Combo photo taken in May 2003 (top, file photo) and on June 21, 2021 (bottom, drone photo taken by Yang Zhisen) shows Tongxin No. 3 Middle School in Yuwang Township of Tongxin County, northwest China's Ningxia Hui Autonomous Region. (Xinhua)
EDUCATION HERALDS CHANGE
"Every village has young men and women studying in universities now," said Ma Chengqi, Ma Yan's classmate from middle school.
Through education, Ma Chengqi has become a government employee, instead of working the land like his father and grandfather.
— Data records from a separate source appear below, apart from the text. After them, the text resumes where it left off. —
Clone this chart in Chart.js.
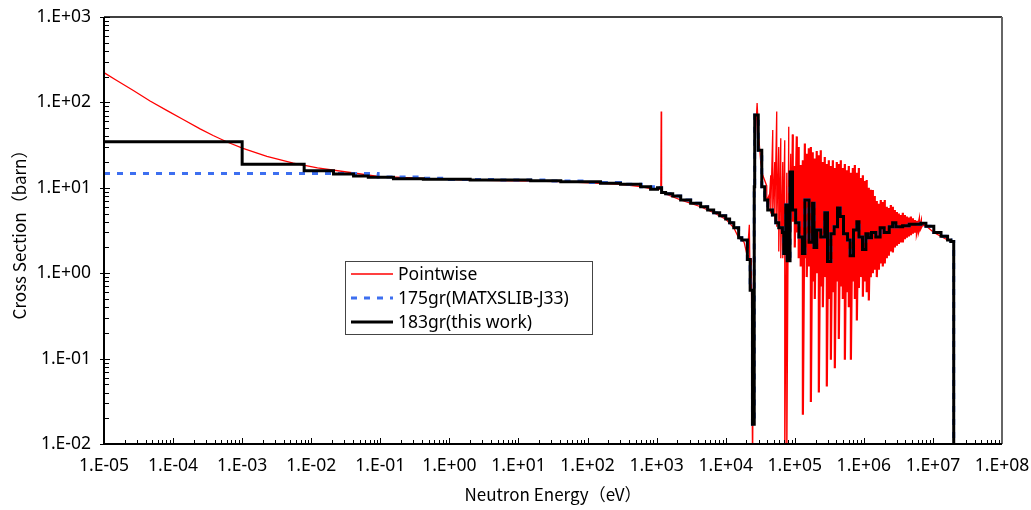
<!DOCTYPE html>
<html>
<head>
<meta charset="utf-8">
<script src="https://cdn.jsdelivr.net/npm/chart.js@4.4.0/dist/chart.umd.min.js"></script>
<style>
  html,body{margin:0;padding:0;background:#fff;}
  #wrap{width:1031px;height:510px;}
</style>
</head>
<body>
<div id="wrap"><canvas id="chart" width="1031" height="510"></canvas></div>
<script>
// axis ticks
const xTicks = [1e-5,1e-4,1e-3,1e-2,1e-1,1e0,1e1,1e2,1e3,1e4,1e5,1e6,1e7,1e8];
const xTickLabels = ['1.E-05','1.E-04','1.E-03','1.E-02','1.E-01','1.E+00','1.E+01','1.E+02','1.E+03','1.E+04','1.E+05','1.E+06','1.E+07','1.E+08'];
const yTicks = [1e-2,1e-1,1e0,1e1,1e2,1e3];
const yTickLabels = ['1.E-02','1.E-01','1.E+00','1.E+01','1.E+02','1.E+03'];

const seriesNames = ['Pointwise','175gr(MATXSLIB-J33)','183gr(this work)'];

// pointwise cross section (eV, barn); resonance forest as peak / valley pairs
const pwE = [
  1e-5,1.49e-5,2.66e-5,4.64e-5,8.2e-5,1.40e-4,2.46e-4,3.8e-4,6.05e-4,1.03e-3,2.28e-3,5.5e-3,0.0123,0.0367,0.093,0.52,
  2,15,41,154,300,586,818,1100,1150,1165,1180,1350,2230,4340,6700,10000,13100,15400,
  18500,20500,22000,22500,23500,24500,25500,26500,28500,30000,32200,34400,
  39300,39300,42000,42000,44900,44900,48000,48000,51300,51300,54800,54800,
  58600,58600,62700,62700,67000,67000,71600,71600,76600,76600,81800,81800,
  87500,87500,93500,93500,1.0e5,1.0e5,1.07e5,1.07e5,1.14e5,1.14e5,1.22e5,1.22e5,
  1.31e5,1.31e5,1.40e5,1.40e5,1.49e5,1.49e5,1.60e5,1.60e5,1.71e5,1.71e5,1.82e5,1.82e5,
  1.95e5,1.95e5,2.08e5,2.08e5,2.23e5,2.23e5,2.38e5,2.38e5,2.55e5,2.55e5,2.72e5,2.72e5,
  2.91e5,2.91e5,3.11e5,3.11e5,3.33e5,3.33e5,3.56e5,3.56e5,3.80e5,3.80e5,4.06e5,4.06e5,
  4.34e5,4.34e5,4.64e5,4.64e5,4.96e5,4.96e5,5.31e5,5.31e5,5.67e5,5.67e5,6.06e5,6.06e5,
  6.49e5,6.49e5,6.93e5,6.93e5,7.41e5,7.41e5,7.92e5,7.92e5,8.47e5,8.47e5,9.06e5,9.06e5,
  9.68e5,9.68e5,1.03e6,1.03e6,1.10e6,1.10e6,1.18e6,1.18e6,1.26e6,1.26e6,1.35e6,1.35e6,
  1.44e6,1.44e6,1.54e6,1.54e6,1.65e6,1.65e6,1.76e6,1.76e6,1.88e6,1.88e6,2.01e6,2.01e6,
  2.15e6,2.15e6,2.30e6,2.30e6,2.46e6,2.46e6,2.63e6,2.63e6,2.81e6,2.81e6,3.01e6,3.01e6,
  3.21e6,3.21e6,3.44e6,3.44e6,3.67e6,3.67e6,3.93e6,3.93e6,4.20e6,4.20e6,4.49e6,4.49e6,
  4.80e6,4.80e6,5.13e6,5.13e6,5.48e6,5.48e6,5.86e6,5.86e6,6.27e6,6.27e6,6.70e6,6.70e6,
  7.16e6,7.16e6,7.9e6,1.03e7,1.31e7,1.63e7,2.0e7
];
const pwXS = [
  223,183,138,104,80,63,48.9,41,34.4,28.9,23.4,19.5,17.1,15.1,13.6,12.8,
  12.3,12.0,11.8,11.3,11.0,10.3,9.8,9.6,9.6,78,9.2,8.5,7.2,6.0,5.1,4.3,3.4,2.6,
  2.3,1.6,3.7,0.84,1.5,0.005,2,30,98,40,20,14,
  10.5,7,8,5.5,14,5,47.5,5,20,4,78,3.5,
  30,1.8,38,1.5,20,1.5,36,0.005,15,0.005,52,2,
  25,3,42,4,18,2,40,3,30,1.5,18.5,1.2,
  21,0.022,33,1.5,25,0.9,29,1.2,30,0.031,26,0.8,
  22,0.5,27,1.0,24,0.04,27.6,0.7,20,0.4,23,0.9,
  19,0.047,21,0.5,18,0.097,21,0.6,17,0.077,20,0.8,
  19,0.17,21,0.7,17,0.5,19,0.097,16,0.6,18,0.4,
  15,0.097,17,0.8,18.5,0.5,15,0.28,17,0.67,13,0.9,
  14,0.53,12,0.8,12.3,0.6,10,0.48,9.5,0.9,9.4,1.0,
  8,1.1,7,0.9,6.5,1.1,7.2,1.3,6.8,1.2,7.2,1.3,
  6,1.5,5.8,1.6,6.3,1.8,6.0,1.75,5.5,2.0,5.2,2.1,
  5.0,2.2,4.8,2.3,5.1,2.3,4.8,2.5,4.6,2.6,4.5,2.7,
  4.6,2.8,4.4,2.9,4.2,3.0,4.1,3.1,4.0,3.2,3.9,3.4,
  3.8,3.6,3.6,3.0,2.7,2.45,2.32
];

// 183-group library: group lower bound (eV) and group value (barn)
const g183E = [
  1e-5,1e-3,7.9e-3,0.021,0.041,0.067,0.155,0.42,2,15,41,154,300,586,818,1030,1180,
  1350,1710,2230,3110,4340,5480,6700,8180,10000,11400,13100,15400,17100,20600,22600,
  24400,25900,26300,29600,33300,36700,40600,47500,53100,58600,66300,69300,74100,77700,
  85500,92700,1.03e5,1.15e5,1.29e5,1.40e5,1.61e5,1.81e5,1.90e5,2.08e5,2.38e5,2.72e5,
  2.98e5,3.33e5,3.72e5,4.16e5,4.54e5,5.08e5,5.81e5,6.33e5,7.09e5,7.92e5,8.50e5,9.57e5,
  1.07e6,1.16e6,1.29e6,1.49e6,1.72e6,1.97e6,2.33e6,2.61e6,2.91e6,3.64e6,4.54e6,6.70e6,
  7.92e6,1.03e7,1.31e7,1.63e7,1.82e7,2.0e7
];
const g183XS = [
  34.5,18.9,15.8,14.5,13.7,13.3,12.8,12.6,12.3,12.1,11.8,11.3,11.0,10.3,9.6,10.0,8.8,
  8.5,8.0,7.2,6.6,6.0,5.5,5.1,4.7,4.3,3.9,3.4,2.6,2.45,1.45,0.63,
  0.017,10.3,71,27.6,10.3,7.2,5.5,4.8,3.9,3.4,3.0,1.7,6.3,1.4,
  15.3,5.5,3.9,2.65,1.7,7.2,2.3,6.6,2.0,3.2,2.65,5.1,
  1.37,2.9,3.5,5.8,4.6,2.9,2.45,1.6,3.2,4.0,2.65,1.9,
  2.9,2.6,3.0,2.65,3.4,3.0,3.5,3.9,3.5,3.6,3.75,3.85,
  3.55,3.0,2.7,2.45,2.35,0.005
];

// 175-group library below 1 keV (flat thermal group); above that it lies under the 183-group curve
const g175LowE = [1e-5,0.093,0.4,1.0,5,30,100,300,600,900];
const g175LowXS = [14.7,13.4,12.9,12.5,12.3,12.0,11.5,11.0,10.3,9.6];

const g175E = g175LowE.concat(g183E.filter(e => e >= 1030));
const g175XS = g175LowXS.concat(g183XS.filter((v, i) => g183E[i] >= 1030));

const pts = (E, S) => E.map((e, i) => ({x: e, y: S[i]}));

const tickFont = {family: "'Noto Sans', 'DejaVu Sans', sans-serif", size: 17.5};
const titleFont = {family: "'Noto Sans CJK JP', 'Noto Sans', sans-serif", size: 17};

const frame = {
  id: 'frame',
  afterDatasetsDraw(chart) {
    const ctx = chart.ctx, a = chart.chartArea;
    const xs = chart.scales.x, ys = chart.scales.y;
    ctx.save();
    ctx.strokeStyle = '#000';
    // minor / major ticks, pointing into the plot
    ctx.lineWidth = 1;
    ctx.beginPath();
    for (let d = -5; d < 8; d++) {
      for (let k = 2; k <= 9; k++) {
        const px = Math.round(xs.getPixelForValue(k * Math.pow(10, d))) + 0.5;
        ctx.moveTo(px, a.bottom); ctx.lineTo(px, a.bottom - 4);
      }
    }
    for (let d = -2; d < 3; d++) {
      for (let k = 2; k <= 9; k++) {
        const py = Math.round(ys.getPixelForValue(k * Math.pow(10, d))) + 0.5;
        ctx.moveTo(a.left, py); ctx.lineTo(a.left + 5, py);
      }
    }
    xTicks.forEach(v => {
      const px = Math.round(xs.getPixelForValue(v)) + 0.5;
      ctx.moveTo(px, a.bottom); ctx.lineTo(px, a.bottom - 6);
    });
    yTicks.forEach(v => {
      const py = Math.round(ys.getPixelForValue(v)) + 0.5;
      ctx.moveTo(a.left - 4, py); ctx.lineTo(a.left + 6, py);
    });
    ctx.stroke();

    // top and right edges
    ctx.lineWidth = 1.5;
    ctx.beginPath();
    ctx.moveTo(a.left, a.top); ctx.lineTo(a.right, a.top);
    ctx.stroke();
    ctx.strokeStyle = '#666';
    ctx.lineWidth = 2;
    ctx.beginPath();
    ctx.moveTo(a.right, a.top); ctx.lineTo(a.right, a.bottom);
    ctx.stroke();
    // axes
    ctx.strokeStyle = '#000';
    ctx.lineWidth = 2;
    ctx.beginPath();
    ctx.moveTo(a.left, a.top); ctx.lineTo(a.left, a.bottom); ctx.lineTo(a.right, a.bottom);
    ctx.stroke();

    // legend box
    const lx = 345, ly = 261, lw = 247, lh = 73;
    ctx.fillStyle = '#fff';
    ctx.fillRect(lx, ly, lw, lh);
    ctx.strokeStyle = '#444';
    ctx.lineWidth = 1;
    ctx.strokeRect(lx + 0.5, ly + 0.5, lw, lh);
    const ds = chart.data.datasets;
    const rows = [274, 298, 322];
    ctx.font = "17.5px 'Noto Sans', 'DejaVu Sans', sans-serif";
    ctx.textBaseline = 'middle';
    ctx.fillStyle = '#000';
    rows.forEach((yy, i) => {
      const d = ds[i];
      ctx.strokeStyle = d.borderColor;
      ctx.lineWidth = i === 0 ? 1.3 : d.borderWidth;
      ctx.setLineDash(d.borderDash || []);
      ctx.beginPath();
      ctx.moveTo(351, yy); ctx.lineTo(393, yy);
      ctx.stroke();
      ctx.setLineDash([]);
      ctx.fillText(seriesNames[i], 398, yy + 1);
    });
    ctx.restore();
  }
};

new Chart(document.getElementById('chart'), {
  type: 'line',
  data: {
    datasets: [
      { label: seriesNames[0], data: pts(pwE, pwXS), borderColor: '#ff0000', borderWidth: 1.3,
        pointRadius: 0, tension: 0, order: 3,
        // the unresolved resonance forest prints as a dense band
        segment: { borderWidth: c => (c.p0.parsed.x > 9e4 && c.p0.parsed.x < 7e6) ? 2.2 : 1.3 } },
      { label: seriesNames[1], data: pts(g175E, g175XS), borderColor: '#3d6ff0', borderWidth: 3,
        borderDash: [6, 7], pointRadius: 0, stepped: 'before', order: 2 },
      { label: seriesNames[2], data: pts(g183E, g183XS), borderColor: '#000000', borderWidth: 3,
        pointRadius: 0, stepped: 'before', borderJoinStyle: 'miter', order: 1 }
    ]
  },
  options: {
    responsive: false,
    animation: false,
    devicePixelRatio: 1,
    layout: { padding: { left: 0, right: 29, top: 17, bottom: 0 } },
    plugins: { legend: { display: false }, tooltip: { enabled: false } },
    scales: {
      x: {
        type: 'logarithmic', min: 1e-5, max: 1e8,
        afterBuildTicks: s => { s.ticks = xTicks.map(v => ({value: v})); },
        afterFit: s => { s.height = 66; s.paddingLeft = 0; s.paddingRight = 0; },
        grid: { display: false, drawTicks: false },
        border: { display: false },
        ticks: { color: '#000', font: tickFont, padding: 12, autoSkip: false, maxRotation: 0,
                 callback: (v, i) => xTickLabels[i] },
        title: { display: true, text: 'Neutron Energy（eV）', color: '#000', font: titleFont,
                 padding: { top: 0, bottom: 5 } }
      },
      y: {
        type: 'logarithmic', min: 1e-2, max: 1e3,
        afterBuildTicks: s => { s.ticks = yTicks.map(v => ({value: v})); },
        afterFit: s => { s.width = 104; s.paddingTop = 0; s.paddingBottom = 0; },
        grid: { display: false, drawTicks: false },
        border: { display: false },
        ticks: { color: '#000', font: tickFont, padding: 13, autoSkip: false,
                 callback: (v, i) => yTickLabels[i] },
        title: { display: true, text: 'Cross Section（barn）', color: '#000', font: titleFont,
                 padding: { top: 9, bottom: 0 } }
      }
    }
  },
  plugins: [frame]
});
</script>
</body>
</html>
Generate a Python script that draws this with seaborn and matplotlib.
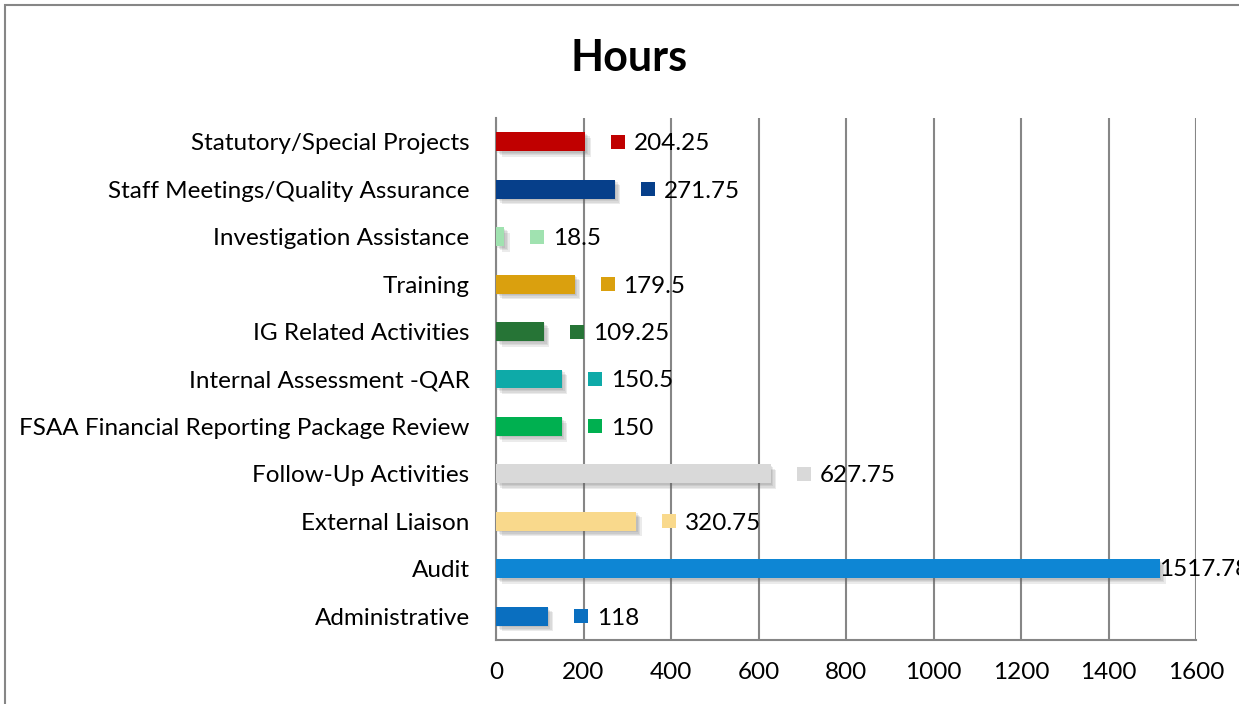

Recalling a moment from his childhood, he said he once saw his cousin weeping at the doorstep because the family had no money to pay for his tuition. "Villagers at the time were more concerned about filling their bellies and only a few understood the importance of education."
Combo photo taken in Nov. 2007 (top, file photo) and on June 21, 2021 (bottom, taken by Yang Zhisen) shows the basketball court of Tongxin No. 3 Middle School in Yuwang Township of Tongxin County, northwest China's Ningxia Hui Autonomous Region. (Xinhua)
Now even kindergartens, a concept Ma Chengqi never heard of when he was a child, are popular in rural areas. Statistics show that the gross enrollment rate of preschool education in Ningxia exceeded 88 percent in 2020.
"Today no girl drops out of school to get married," Ma Ruyun said. "Their parents are ready to send them to a vocational school to acquire skills even if they fail to gain admission to a senior middle school."